This is a path I walk through almost every day, where the Audio Information Research Lab is located. I'm currently down to my last few weeks in college at University of Rochester, studying Audio & Music Engineering with a minor in Computer Science. My academic advisor Professor Sarah Smith and research advisor Professor Zhiyao Duan, along with the amazing faculty and student members here helped me greatly along this journey.
My Background with audio Deep Learning Link to heading
I feel extremely lucky to have the opportunity of being drown in audio research at audio information research lab here at University of Rochester. On music projects, I’ve worked with Christodoulos Benetatos, an incredible engineer with a background in classical guitar, to create Euterpe, an interactive web framework. On speech, I’ve worked with Ge Zhu, You (Neil) Zhang and Meiying (Melissa) Chen together on various speech-related projects, exploring how to leverage computer-generated speech artifacts to tell them apart from human-produced speech for more trustworthy AI.
All of this work is possible because of my incredible research advisor Zhiyao Duan, who provides support and insight to whatever project that I’m interested to work on.
My Background with traditional DSP and acoustics Link to heading
The curriculum for the AME major at University of Rochester focuses very heavily towards traditional signal processing from Day 1 (literally, the intro course AME140 talks about fast fourier transform on day 1). I’ve been exposed to a wide range of topics in this domain, primarily thanks to Professor Michael Heilemann, my advisor Sarah Smith, and Tre DiPassio.
My Story Link to heading
From the moment I laid my fingers on that cheap Yamaha electric piano my dad gifted me at five, I was captivated by the magic of music. Although I hated practicing (and I still do today - no one should endure 8-hour practice sessions), I adored playing the instrument and dreamt of constructing one myself someday.
This passion for music initially led me to begin my career as a music producer. However, I soon realized that my true enthusiasm lay not only in producing pop songs but in developing innovative tools and software that revolutionize the way we perceive and interact with sound. My journey led me to discover PianoGenie, a remarkable innovation that simplifies the piano keyboard, enabling even those without formal training to experience the joy of playing.
As I delved deeper into the world of audio development, I became fascinated with digital signal processing, the vast toolkit we have in the frequency domain. Using frequency domain representations, I was able to build a guitar FX tone transfer AI system that helps guitarists to better recreate their favorite guitar tones. With the rapid development of Web in the last few years, I was able to build Euterpe, an interactive web-based framework, to help researchers quickly deploy their algorithms for end users to use. This curiosity also drove me to investigate the often-overlooked phase domain, where I sought clues to distinguish between computer-generated speech and human-produced speech for the development of trustworthy AI.
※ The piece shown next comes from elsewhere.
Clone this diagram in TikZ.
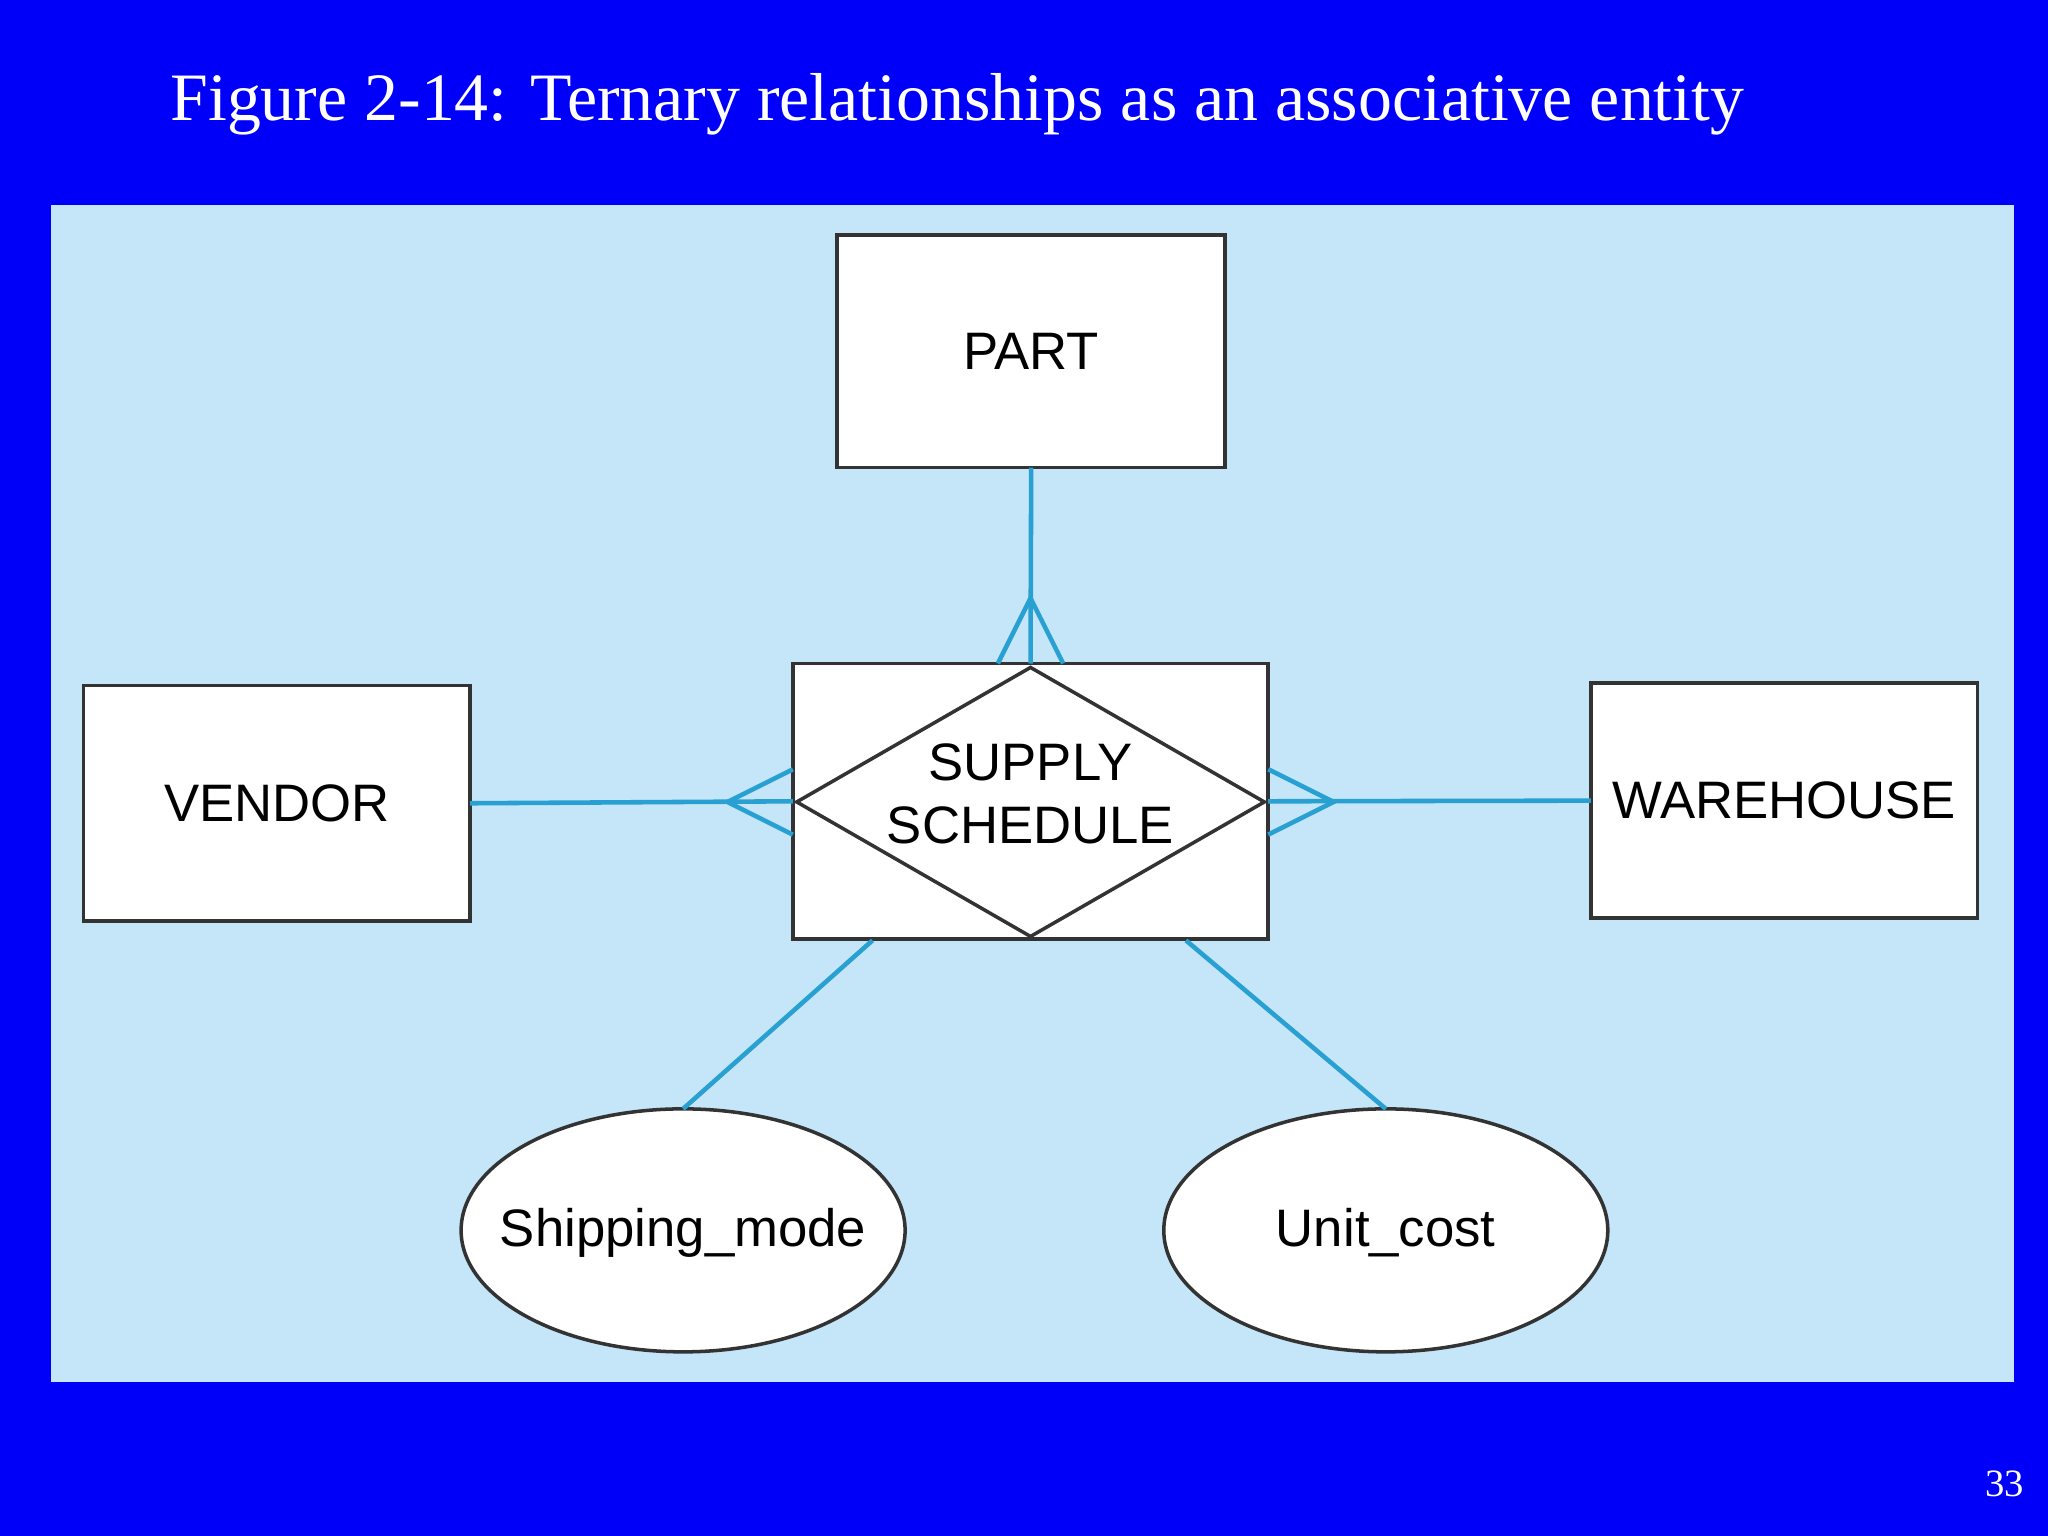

My grandpa turned 73 this year. He helped me learn math during my childhood, and I’ve always been grateful for his support. As he grew older, he began to lose his hearing. I joined Neosensory as Intern during my last semester in college to explore multi-modal potentials - maybe we can remedy high-frequency hearing loss with other modal stimuli? I built a hybrid deep learning + DSP solution to do on-device speech enhancement, then map high-frequency content to motors for their Clarify project. This drastically helped elderly people with hearing loss to understand speech better without hearing better. I’m trying to preserve his voice using TTS systems at the moment as well.
Throughout my journey, I never stopped working as a music producer. By continuing to work in this capacity, I’ve been able to maintain a strong connection with musicians, truly understanding their needs and experiences. Similar to copiloting tools in software development and design industries, I believe music copiloting is more than possible, and is currently only suffering from a lack of data. I’m hoping to utilize the power of large language models to learn the symbolic underlying relationship in this domain.
My ambition is to create the next generation of audio solutions that will augment the way human beings perceive and interact with sound. The academia is great at developing new algorithms, and I would love to see those solutions to not only live in a NVIDIA A100-powered research paper, but actually live in the modern equivalent of my childhood home, where a five-year-old wrote his first song on a cheap plastic piano.